The Mudcat Café TM
Thread #153923   Message #3609553
Posted By: Jim Carroll
14-Mar-14 - 04:14 AM
Thread Name: Repeating the first verse at the end
Subject: Lyr Add: TOM PADGETT
John,
It really isn't a case of preserving the songs without change - nobody has suggested that for one minute; it is a matter of making sense of them.
It does not make sense - not to me anyway - to repeat the first verse of a narrative song when you have come to the end of the story - it is building in an anti-climax.
It can possibly work with non-narrative songs, but even there it is unnecessary if the song is satisfyingly long enough.
Somebody has already suggested that the reason it happens is that the songs are not long enough - I might go with that for one with only a couple of verses, but short songs are usually short for a creative purpose unless you have an incomplete text, than repeating a verse doesn't make a happorth of difference.
I joined this discussion to point out that it seldom, if ever, happened in the tradition - among the thousand-odd songs we recorded from field singers I can't recall a single case of it happening.
As far as I can see, it is a revival practice; a theatrical device for a massed audience.
I neither approve or disapprove of it, I just find it unnecessary.
Hi Phil
Not sure how this fits into the topic - hope we're not treading on too many toes here.
What recording were you listening to?
I've been researching this song over the last few weeks.
The only version from Clare is the one we recorded from Packie Russell, the old concertina player from Doolin, in North Clare - he didn't have a complete set of it.
I yesterday had a note from Roy Harris who confirmed that he learned his version from Brian Blanchard.
Tho only versions from oral tradition I could trace were Packie's and one from Robert Cinnamond of Gleneavy in County Antrim - I have no idea where Brian Blanchard's Harry Boardman's or Lois Killen's came from.
This is the note I finally decided on for the website.

Tom Tadger (Roud 3080) Packie Russell
While this is sung by several of the younger generation of singers in England and Ireland, there are very few examples of it having been found in the old oral traditions.
In 1955 the BBC recorded a version from Robert Cinnamond of Glenavy, County Antrim with the title 'The Beggarman of County Down', apart from this, there are no references to the song from a source singer, either recorded or in print, though there are similarities to other songs of an amorous itinerant; see: 'Donnelly' (Roud 836), versions of which we recorded in Miltown Malbay, Fanore, and from Tipperary Travelling woman Mary Delaney.
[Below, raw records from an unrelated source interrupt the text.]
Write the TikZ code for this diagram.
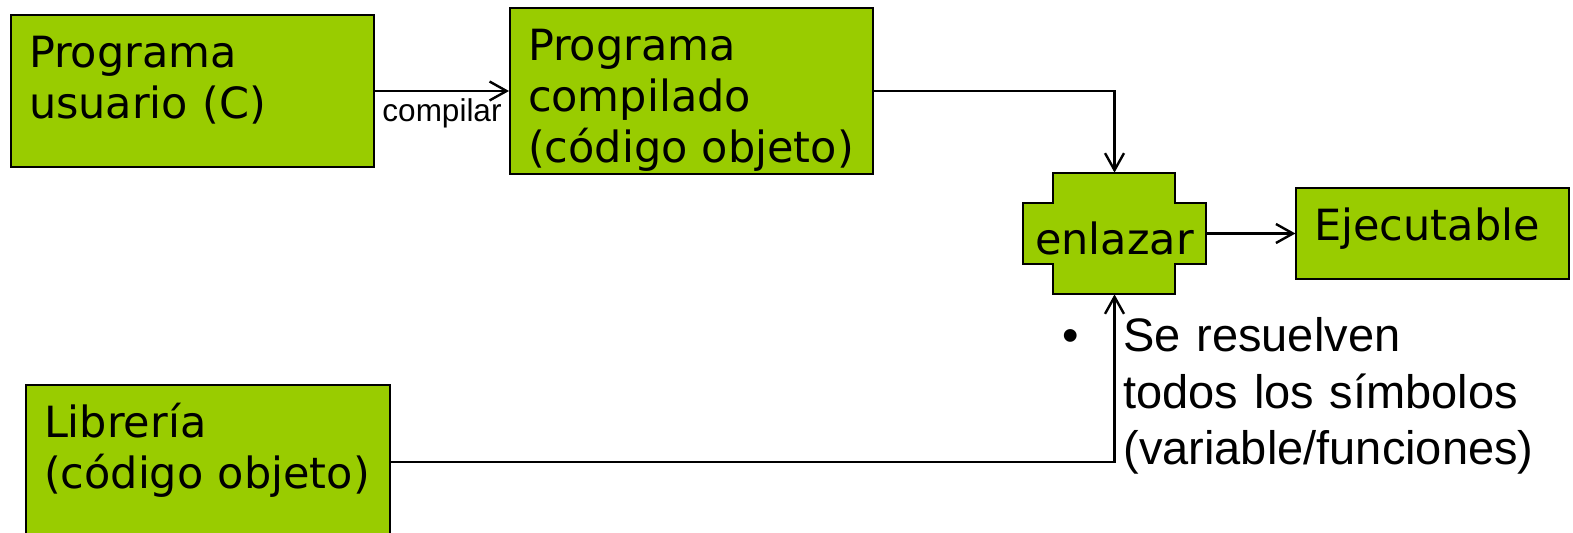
\documentclass[tikz,border=0pt]{standalone}
\usepackage{fontspec}
\setmainfont{DejaVu Sans}
\newfontfamily\arialfont{Liberation Sans}
\usetikzlibrary{positioning,arrows.meta,backgrounds}
\definecolor{lgreen}{RGB}{153,204,0}
\tikzset{>={Straight Barb[length=8.5pt,width=9.5pt]}}

\begin{document}
\begin{tikzpicture}[x=0.5pt,y=-0.5pt,
  box/.style={draw, line width=1pt, fill=lgreen, anchor=north west, align=left,
    inner xsep=9pt, inner ysep=0pt, text height=26.5pt,
    font=\fontsize{21.5pt}{25.3pt}\selectfont},
  conn/.style={->, line width=1.2pt},
  note/.style={font=\arialfont\fontsize{23.5pt}{28.25pt}\selectfont, inner sep=0pt}]
\useasboundingbox (0,0) rectangle (1573,533);
% cajas
\node[box, minimum width=181.5pt, text width=163.5pt, minimum height=76pt, text depth=49.5pt] (usr) at (10,14) {Programa\\usuario (C)};
\node[box, minimum width=181.5pt, text width=163.5pt, minimum height=83pt, text depth=56.5pt] (comp) at (509,7) {Programa\\compilado\\(código objeto)};
\node[box, minimum width=182pt, text width=164pt, minimum height=77pt, text depth=50.5pt] (lib) at (25,384) {Librería\\(código objeto)};
% enlazar
\node[minimum width=91.5pt, minimum height=60.5pt, inner sep=0pt, text height=21.5pt, text depth=0pt,
  font=\fontsize{21.5pt}{25pt}\selectfont] (enl) at (1114.5,233.5) {enlazar};
\begin{scope}[on background layer]
\filldraw[fill=lgreen, line width=1pt] ([xshift=15pt]enl.north west) -- ++(122,0) -- ++(0,30) -- ++(31,0)
  -- ++(0,61) -- ++(-31,0) -- ++(0,30) -- ++(-122,0) -- ++(0,-30) -- ++(-30,0) -- ++(0,-61) -- ++(30,0) -- cycle;
\end{scope}
\node[box, minimum width=136.5pt, text width=118.5pt, minimum height=45.5pt, text depth=19pt, right=44.5pt of enl] (eje) {Ejecutable};
% flechas
\draw[conn] (usr) -- node[below, inner sep=3pt, font=\arialfont\fontsize{15.75pt}{18pt}\selectfont] (lbl) {compilar} (comp);
\draw[conn] (comp.east) -| (enl.north);
\draw[conn] (lib.east) -| (enl.south);
\draw[conn] (enl.east) -- (eje.west);
% nota
\node[note, anchor=base] (dot) at (1071,352) {•};
\node[note, anchor=base west, text width=225pt, align=left] (res) at (1123,352) {Se resuelven\\todos los símbolos\\(variable/funciones)};
\end{tikzpicture}
\end{document}
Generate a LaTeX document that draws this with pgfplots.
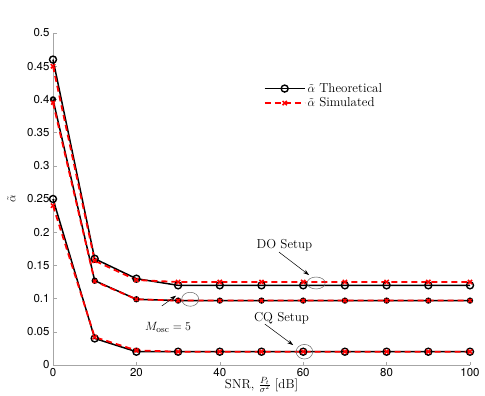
\documentclass[border=0pt]{standalone}
\usepackage{fontspec}
\usepackage{pgfplots}
\pgfplotsset{compat=1.18}
\usetikzlibrary{arrows.meta}
\newfontfamily\ticksf{TeX Gyre Heros}
\begin{document}
\begin{tikzpicture}
\begin{axis}[
  scale only axis,
  width=417bp, height=332bp,
  xmin=0, xmax=100, ymin=0, ymax=0.5,
  axis x line*=bottom, axis y line*=left,
  axis line style={gray!70, line width=0.8bp},
  tick style={gray!70, line width=0.6bp},
  major tick length=3.5bp,
  tick align=inside,
  xtick={0,20,40,60,80,100},
  ytick={0,0.05,0.1,0.15,0.2,0.25,0.3,0.35,0.4,0.45,0.5},
  yticklabels={0,0.05,0.1,0.15,0.2,0.25,0.3,0.35,0.4,0.45,0.5},
  tick label style={font=\ticksf\fontsize{11.5}{13}\selectfont},
  /pgf/number format/assume math mode=true,
  xlabel={SNR, $\frac{P_t}{\sigma^2}$ [dB]},
  ylabel={$\tilde{\alpha}$},
  label style={font=\fontsize{13}{15}\selectfont},
  xlabel style={at={(axis description cs:0.5,0)}, anchor=north, yshift=-9bp},
  ylabel style={at={(axis description cs:0,0.5)}, anchor=south, yshift=34bp},
  legend style={draw=none, fill=none, at={(0.505,0.855)}, anchor=north west,
    font=\fontsize{13}{15}\selectfont, row sep=0bp, inner sep=0bp},
  legend cell align=left,
  legend image code/.code={\draw[mark repeat=2,mark phase=2] plot coordinates {(0bp,0bp)(20bp,0bp)(40bp,0bp)};},
  clip=false,
]
% DO setup
\addplot[black, line width=1.5bp, mark=o, mark size=3.5bp, mark options={solid, line width=1.4bp}]
 coordinates {(0,0.46)(10,0.16)(20,0.13)(30,0.12)(40,0.12)(50,0.12)(60,0.12)(70,0.12)(80,0.12)(90,0.12)(100,0.12)};
\addlegendentry{$\tilde{\alpha}$ Theoretical}
\addplot[red, line width=1.8bp, dash pattern=on 6bp off 4bp, mark=x, mark size=3bp, mark options={solid, line width=1.5bp}]
 coordinates {(0,0.45)(10,0.157)(20,0.128)(30,0.125)(40,0.125)(50,0.125)(60,0.125)(70,0.125)(80,0.125)(90,0.125)(100,0.125)};
\addlegendentry{$\tilde{\alpha}$ Simulated}
% Mosc = 5
\addplot[black, line width=1.5bp, mark=o, mark size=2.2bp, mark options={solid, line width=1.8bp}, forget plot]
 coordinates {(0,0.40)(10,0.127)(20,0.099)(30,0.097)(40,0.097)(50,0.097)(60,0.097)(70,0.097)(80,0.097)(90,0.097)(100,0.097)};
\addplot[red, line width=1.8bp, dash pattern=on 6bp off 4bp, mark=x, mark size=2.5bp, mark options={solid, line width=1.5bp}, forget plot]
 coordinates {(0,0.395)(10,0.126)(20,0.099)(30,0.097)(40,0.097)(50,0.097)(60,0.097)(70,0.097)(80,0.097)(90,0.097)(100,0.097)};
% CQ setup
\addplot[black, line width=1.5bp, mark=o, mark size=3.5bp, mark options={solid, line width=1.4bp}, forget plot]
 coordinates {(0,0.25)(10,0.04)(20,0.02)(30,0.02)(40,0.02)(50,0.02)(60,0.02)(70,0.02)(80,0.02)(90,0.02)(100,0.02)};
\addplot[red, line width=1.8bp, dash pattern=on 6bp off 4bp, mark=x, mark size=3bp, mark options={solid, line width=1.5bp}, forget plot]
 coordinates {(0,0.24)(10,0.042)(20,0.022)(30,0.02)(40,0.02)(50,0.02)(60,0.02)(70,0.02)(80,0.02)(90,0.02)(100,0.02)};
% annotations
\draw[gray!80!black, line width=0.5bp] (axis cs:63.1,0.1235) ellipse [x radius=9bp, y radius=6bp];
\draw[gray!80!black, line width=0.5bp] (axis cs:32.9,0.099) ellipse [x radius=8.5bp, y radius=7bp];
\draw[gray!80!black, line width=0.5bp] (axis cs:60.3,0.020) ellipse [x radius=8.3bp, y radius=7.3bp];
\draw[-{Stealth[length=6bp,width=4bp]}, line width=0.5bp] (axis cs:54.2,0.170) -- (axis cs:61.4,0.1355);
\draw[-{Stealth[length=6bp,width=4bp]}, line width=0.5bp] (axis cs:26.1,0.0889) -- (axis cs:29.5,0.1044);
\draw[-{Stealth[length=6bp,width=4bp]}, line width=0.5bp] (axis cs:50.8,0.0617) -- (axis cs:57.6,0.030);
\node[font=\fontsize{13}{15}\selectfont] at (axis cs:55.5,0.180) {DO Setup};
\node[font=\fontsize{13}{15}\selectfont] at (axis cs:27.6,0.0565) {$M_{\mathrm{osc}}=5$};
\node[font=\fontsize{13}{15}\selectfont] at (axis cs:54.8,0.0712) {CQ Setup};
\end{axis}
\path[use as bounding box] ([shift={(-53bp,-29bp)}]current axis.south west) rectangle ([shift={(15bp,33bp)}]current axis.north east);
\end{tikzpicture}
\end{document}
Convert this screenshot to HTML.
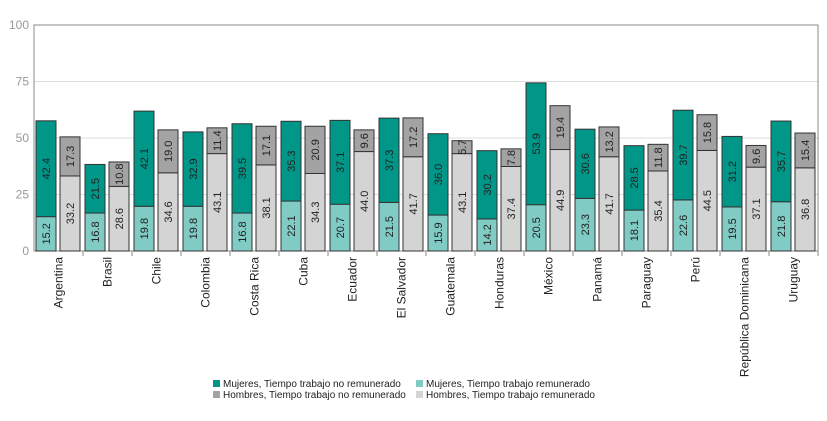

Packie told us he believed the song to be connected to the 1798 uprising in Mayo, when the French sent a fleet to assist the struggle for independence; he thought it to be an allegorical reference to inviting strangers into your home. There is little, if any information to confirm this, but it's an interesting thought.
This was how the song was sung around the folk clubs in Manchester in the mid 1960s; from the singing of the late Harry Boardman:

Tom Padgett

Of all the trades going it's in the begging I take great delight.
For my rent it is paid as I lay down my bags for the night.
And my rent it is paid as I take a long stick in my hand.
And at night I will please the fair maidens as best as I can.

Oh, I walked the long day 'til I came to some rich farmer's house;
and I knocked on the door like some poor fool left lately without -
without eating or drinking, for twenty long hours or more.
And I said, 'Kind madam, will you pray for and remember the poor?'

'If it's alms that you want, you shall get them old man,' she said.
But before she gave pennies, she ran to her mother upstairs.
'Oh mammy, oh mammy! There is a strange man in the hall!
Stay close to your chamber, for I fear he will ravish us all!'

But her mother did scuff her, and call her a silly young fool.
To have any such notion, about that poor man in the hall.
For his clothes were in tatters, and his britches torn behind and before.
And his doldrums (sic?) hung down a good fourteen long inches or more.

'Oh Tom Padget,' she said, 'Why don't you go and work for your bread?
For some rich farmer and be decently clothed and fed.'
'To plough and sow madam, I'm afraid I have but little skill.
But I'll plough that small furrow that lies at the foot of your hill.'

'Oh Tom Padget!' she said, 'Now if you and I could but agree;
I would make you the steward, of all of my lands for to be.
And we'd eat at one table, and we'd sleep on a soft bed of down.
If only I could have you, Tom Padget of Killaloe town.'

And of all the trades going it's in the begging I take great delight.
For my rent it is paid as I lay down my bags for the night.
And my rent it is paid as I take a long stick in my hand.
And at night I will please the fair maidens as best as I can.
Cap'n
This really is the last thing I have to say to you - I will not be part of your vandalising any more threads with your nasty, small-minded vendettas.
I think it was you who mentioned kettles being called black.
We all contribute to these threads to the best of our abilities and try to make up for our ignorance and our shortcomings the best we can.
I'm sure you realise this far better than most people - over and out.